DATA SHOWN ->

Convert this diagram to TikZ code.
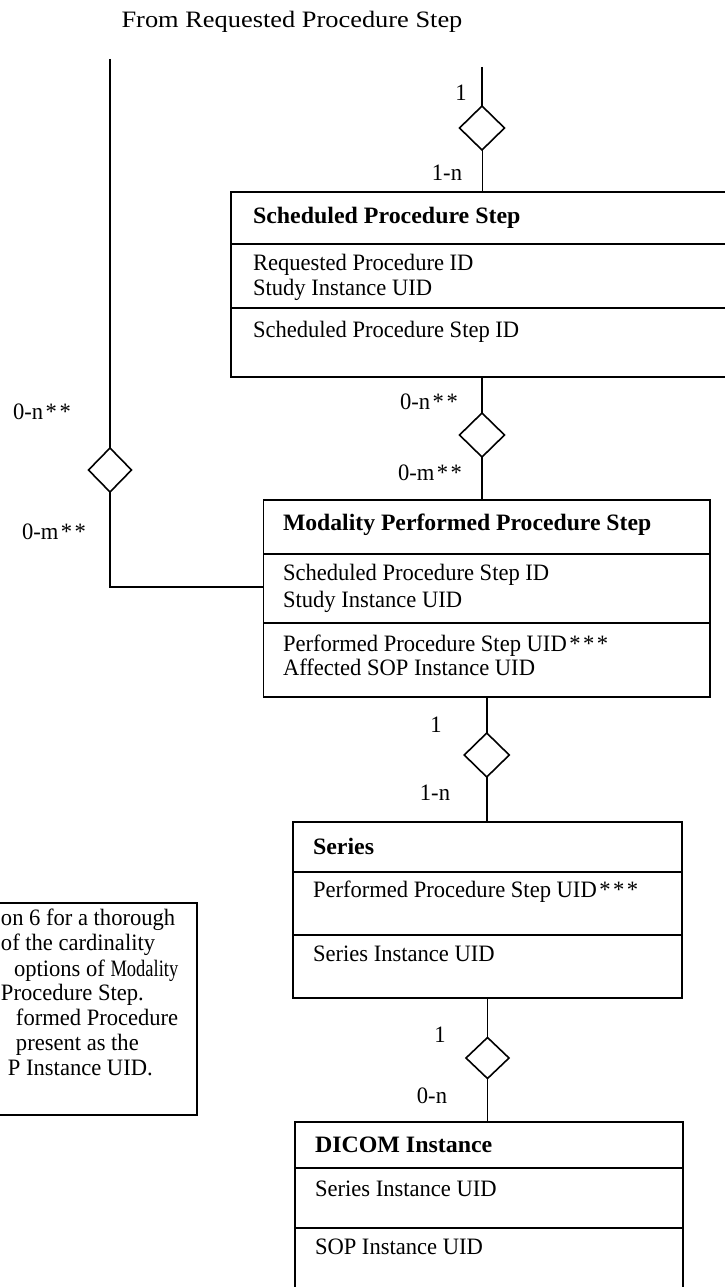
\documentclass[tikz,border=0pt]{standalone}
\usepackage{fontspec}
\setmainfont{Liberation Serif}[FakeStretch=0.96]
\usetikzlibrary{shapes.geometric}
% letter-spaced asterisks used by the cardinality labels
\newcommand\stars[1]{\kern2.5pt*\kern2.5pt*\ifnum#1>2\kern2.5pt*\fi}
\begin{document}
\begin{tikzpicture}[x=1pt,y=-1pt,
  every node/.style={inner sep=0pt, outer sep=0pt},
  txt/.style={anchor=west, text height=15.5pt, text depth=0pt, font=\fontsize{23.5}{26}\selectfont},
  lbl/.style={text height=15.5pt, text depth=0pt, font=\fontsize{23.5}{26}\selectfont},
  ttl/.style={anchor=west, text height=15.5pt, text depth=0pt, font=\fontsize{23.5}{26}\selectfont\bfseries},
  rowline/.style={line width=1.6pt},
  link/.style={line width=1.6pt},
  thinlink/.style={line width=0.8pt},
  rel/.style={diamond, draw, line width=1.6pt, minimum width=45pt, minimum height=44pt, aspect=1, inner sep=0pt}
]
\useasboundingbox (0,0) rectangle (725,1287);

% heading of the incoming relation
\node[lbl] (head) at (292,20) {\scalebox{1.17}[1]{From Requested Procedure Step}};

% ---------------- Scheduled Procedure Step ----------------
\node (sps) [draw, line width=1.8pt, minimum width=509pt, minimum height=185pt] at (485.5,284.5) {};
\draw[rowline] (sps.west |- 0,244) -- (sps.east |- 0,244);
\draw[rowline] (sps.west |- 0,308) -- (sps.east |- 0,308);
\node[ttl] (spsT) at (253,216) {\scalebox{1.06}[1]{Scheduled Procedure Step}};
\node[txt] (spsA) at (253,263) {Requested Procedure ID};
\node[txt] (spsB) at (253,288) {Study Instance UID};
\node[txt] (spsC) at (253,330) {Scheduled Procedure Step ID};

% ---------------- Modality Performed Procedure Step ----------------
\node (mpps) [draw, line width=1.8pt, minimum width=446.5pt, minimum height=197pt] at (486.75,598.5) {};
\draw[rowline] (mpps.west |- 0,554) -- (mpps.east |- 0,554);
\draw[rowline] (mpps.west |- 0,623) -- (mpps.east |- 0,623);
\node[ttl] (mppsT) at (283,523) {\scalebox{1.05}[1]{Modality Performed Procedure Step}};
\node[txt] (mppsA) at (283,573) {Scheduled Procedure Step ID};
\node[txt] (mppsB) at (283,600) {Study Instance UID};
\node[txt] (mppsC) at (283,644) {Performed Procedure Step UID\stars3};
\node[txt] (mppsD) at (283,668) {Affected SOP Instance UID};

% ---------------- Series ----------------
\node (ser) [draw, line width=1.8pt, minimum width=389pt, minimum height=176pt] at (487.5,910) {};
\draw[rowline] (ser.west |- 0,872) -- (ser.east |- 0,872);
\draw[rowline] (ser.west |- 0,935) -- (ser.east |- 0,935);
\node[ttl] (serT) at (313,847) {\scalebox{1.06}[1]{Series}};
\node[txt] (serA) at (313,890) {Performed Procedure Step UID\stars3};
\node[txt] (serB) at (313,954) {Series Instance UID};

% ---------------- DICOM Instance ----------------
\node (dic) [draw, line width=1.8pt, minimum width=388pt, minimum height=200pt] at (489,1222) {};
\draw[rowline] (dic.west |- 0,1168) -- (dic.east |- 0,1168);
\draw[rowline] (dic.west |- 0,1228) -- (dic.east |- 0,1228);
\node[ttl] (dicT) at (315,1145) {\scalebox{1.06}[1]{DICOM Instance}};
\node[txt] (dicA) at (315,1189) {Series Instance UID};
\node[txt] (dicB) at (315,1247) {SOP Instance UID};

% ---------------- relations ----------------
% from the requested procedure step into the scheduled step
\coordinate (rtop) at (482,67);
\node[rel] (d1) at (482,128) {};
\draw[link] (rtop) -- (d1.north);
\draw[thinlink] (d1.south) -- (d1.south |- sps.north);
\node[lbl] (d1a) at (461,93) {1};
\node[lbl] (d1b) at (447,173) {1-n};

% scheduled step to performed step
\node[rel] (d2) at (482,435) {};
\draw[link] (d2.north |- sps.south) -- (d2.north);
\draw[link] (d2.south) -- (d2.south |- mpps.north);
\node[lbl] (d2a) at (429,402) {0-n\stars2};
\node[lbl] (d2b) at (430,473) {0-m\stars2};

% requested step straight to performed step
\coordinate (ltop) at (110,59);
\node[rel, minimum width=43pt] (d5) at (110,470) {};
\draw[link] (ltop) -- (d5.north);
\draw[link] (d5.south) |- (mpps.west |- 0,587);
\node[lbl] (d5a) at (42,412) {0-n\stars2};
\node[lbl] (d5b) at (54,532) {0-m\stars2};

% performed step to series
\node[rel] (d3) at (486.75,755) {};
\draw[link] (mpps.south) -- (d3.north);
\draw[link] (d3.south) -- (d3.south |- ser.north);
\node[lbl] (d3a) at (436,725) {1};
\node[lbl] (d3b) at (435,793) {1-n};

% series to instance
\node[rel, minimum width=43pt, minimum height=41pt] (d4) at (487.5,1058) {};
\draw[link] (ser.south) -- (d4.north);
\draw[link] (d4.south) -- (d4.south |- dic.north);
\node[lbl] (d4a) at (440,1035) {1};
\node[lbl] (d4b) at (432,1096) {0-n};

% ---------------- note ----------------
\node (note) [draw, line width=1.6pt, minimum width=227pt, minimum height=212pt] at (83.5,1009) {};
\node[txt] (n1) at (1,918) {on 6 for a thorough};
\node[txt] (n2) at (1,943) {of the cardinality};
\node[txt] (n3) at (14,969) {options of \scalebox{0.82}[1]{Modality}};
\node[txt] (n4) at (1,993) {Procedure Step.};
\node[txt] (n5) at (16,1018) {formed Procedure};
\node[txt] (n6) at (16,1043) {present as the};
\node[txt] (n7) at (8,1068) {P Instance UID.};
\end{tikzpicture}
\end{document}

TASK REQUIREMENTS -> Images should not appear in the copy; retype the listing above exactly.

RESULT FOR THIS EXERCISE ->
Convert this diagram to TikZ code.
\documentclass[tikz,border=0pt]{standalone}
\usepackage{fontspec}
\setmainfont{Liberation Serif}[FakeStretch=0.96]
\usetikzlibrary{shapes.geometric}
% letter-spaced asterisks used by the cardinality labels
\newcommand\stars[1]{\kern2.5pt*\kern2.5pt*\ifnum#1>2\kern2.5pt*\fi}
\begin{document}
\begin{tikzpicture}[x=1pt,y=-1pt,
  every node/.style={inner sep=0pt, outer sep=0pt},
  txt/.style={anchor=west, text height=15.5pt, text depth=0pt, font=\fontsize{23.5}{26}\selectfont},
  lbl/.style={text height=15.5pt, text depth=0pt, font=\fontsize{23.5}{26}\selectfont},
  ttl/.style={anchor=west, text height=15.5pt, text depth=0pt, font=\fontsize{23.5}{26}\selectfont\bfseries},
  rowline/.style={line width=1.6pt},
  link/.style={line width=1.6pt},
  thinlink/.style={line width=0.8pt},
  rel/.style={diamond, draw, line width=1.6pt, minimum width=45pt, minimum height=44pt, aspect=1, inner sep=0pt}
]
\useasboundingbox (0,0) rectangle (725,1287);

% heading of the incoming relation
\node[lbl] (head) at (292,20) {\scalebox{1.17}[1]{From Requested Procedure Step}};

% ---------------- Scheduled Procedure Step ----------------
\node (sps) [draw, line width=1.8pt, minimum width=509pt, minimum height=185pt] at (485.5,284.5) {};
\draw[rowline] (sps.west |- 0,244) -- (sps.east |- 0,244);
\draw[rowline] (sps.west |- 0,308) -- (sps.east |- 0,308);
\node[ttl] (spsT) at (253,216) {\scalebox{1.06}[1]{Scheduled Procedure Step}};
\node[txt] (spsA) at (253,263) {Requested Procedure ID};
\node[txt] (spsB) at (253,288) {Study Instance UID};
\node[txt] (spsC) at (253,330) {Scheduled Procedure Step ID};

% ---------------- Modality Performed Procedure Step ----------------
\node (mpps) [draw, line width=1.8pt, minimum width=446.5pt, minimum height=197pt] at (486.75,598.5) {};
\draw[rowline] (mpps.west |- 0,554) -- (mpps.east |- 0,554);
\draw[rowline] (mpps.west |- 0,623) -- (mpps.east |- 0,623);
\node[ttl] (mppsT) at (283,523) {\scalebox{1.05}[1]{Modality Performed Procedure Step}};
\node[txt] (mppsA) at (283,573) {Scheduled Procedure Step ID};
\node[txt] (mppsB) at (283,600) {Study Instance UID};
\node[txt] (mppsC) at (283,644) {Performed Procedure Step UID\stars3};
\node[txt] (mppsD) at (283,668) {Affected SOP Instance UID};

% ---------------- Series ----------------
\node (ser) [draw, line width=1.8pt, minimum width=389pt, minimum height=176pt] at (487.5,910) {};
\draw[rowline] (ser.west |- 0,872) -- (ser.east |- 0,872);
\draw[rowline] (ser.west |- 0,935) -- (ser.east |- 0,935);
\node[ttl] (serT) at (313,847) {\scalebox{1.06}[1]{Series}};
\node[txt] (serA) at (313,890) {Performed Procedure Step UID\stars3};
\node[txt] (serB) at (313,954) {Series Instance UID};

% ---------------- DICOM Instance ----------------
\node (dic) [draw, line width=1.8pt, minimum width=388pt, minimum height=200pt] at (489,1222) {};
\draw[rowline] (dic.west |- 0,1168) -- (dic.east |- 0,1168);
\draw[rowline] (dic.west |- 0,1228) -- (dic.east |- 0,1228);
\node[ttl] (dicT) at (315,1145) {\scalebox{1.06}[1]{DICOM Instance}};
\node[txt] (dicA) at (315,1189) {Series Instance UID};
\node[txt] (dicB) at (315,1247) {SOP Instance UID};

% ---------------- relations ----------------
% from the requested procedure step into the scheduled step
\coordinate (rtop) at (482,67);
\node[rel] (d1) at (482,128) {};
\draw[link] (rtop) -- (d1.north);
\draw[thinlink] (d1.south) -- (d1.south |- sps.north);
\node[lbl] (d1a) at (461,93) {1};
\node[lbl] (d1b) at (447,173) {1-n};

% scheduled step to performed step
\node[rel] (d2) at (482,435) {};
\draw[link] (d2.north |- sps.south) -- (d2.north);
\draw[link] (d2.south) -- (d2.south |- mpps.north);
\node[lbl] (d2a) at (429,402) {0-n\stars2};
\node[lbl] (d2b) at (430,473) {0-m\stars2};

% requested step straight to performed step
\coordinate (ltop) at (110,59);
\node[rel, minimum width=43pt] (d5) at (110,470) {};
\draw[link] (ltop) -- (d5.north);
\draw[link] (d5.south) |- (mpps.west |- 0,587);
\node[lbl] (d5a) at (42,412) {0-n\stars2};
\node[lbl] (d5b) at (54,532) {0-m\stars2};

% performed step to series
\node[rel] (d3) at (486.75,755) {};
\draw[link] (mpps.south) -- (d3.north);
\draw[link] (d3.south) -- (d3.south |- ser.north);
\node[lbl] (d3a) at (436,725) {1};
\node[lbl] (d3b) at (435,793) {1-n};

% series to instance
\node[rel, minimum width=43pt, minimum height=41pt] (d4) at (487.5,1058) {};
\draw[link] (ser.south) -- (d4.north);
\draw[link] (d4.south) -- (d4.south |- dic.north);
\node[lbl] (d4a) at (440,1035) {1};
\node[lbl] (d4b) at (432,1096) {0-n};

% ---------------- note ----------------
\node (note) [draw, line width=1.6pt, minimum width=227pt, minimum height=212pt] at (83.5,1009) {};
\node[txt] (n1) at (1,918) {on 6 for a thorough};
\node[txt] (n2) at (1,943) {of the cardinality};
\node[txt] (n3) at (14,969) {options of \scalebox{0.82}[1]{Modality}};
\node[txt] (n4) at (1,993) {Procedure Step.};
\node[txt] (n5) at (16,1018) {formed Procedure};
\node[txt] (n6) at (16,1043) {present as the};
\node[txt] (n7) at (8,1068) {P Instance UID.};
\end{tikzpicture}
\end{document}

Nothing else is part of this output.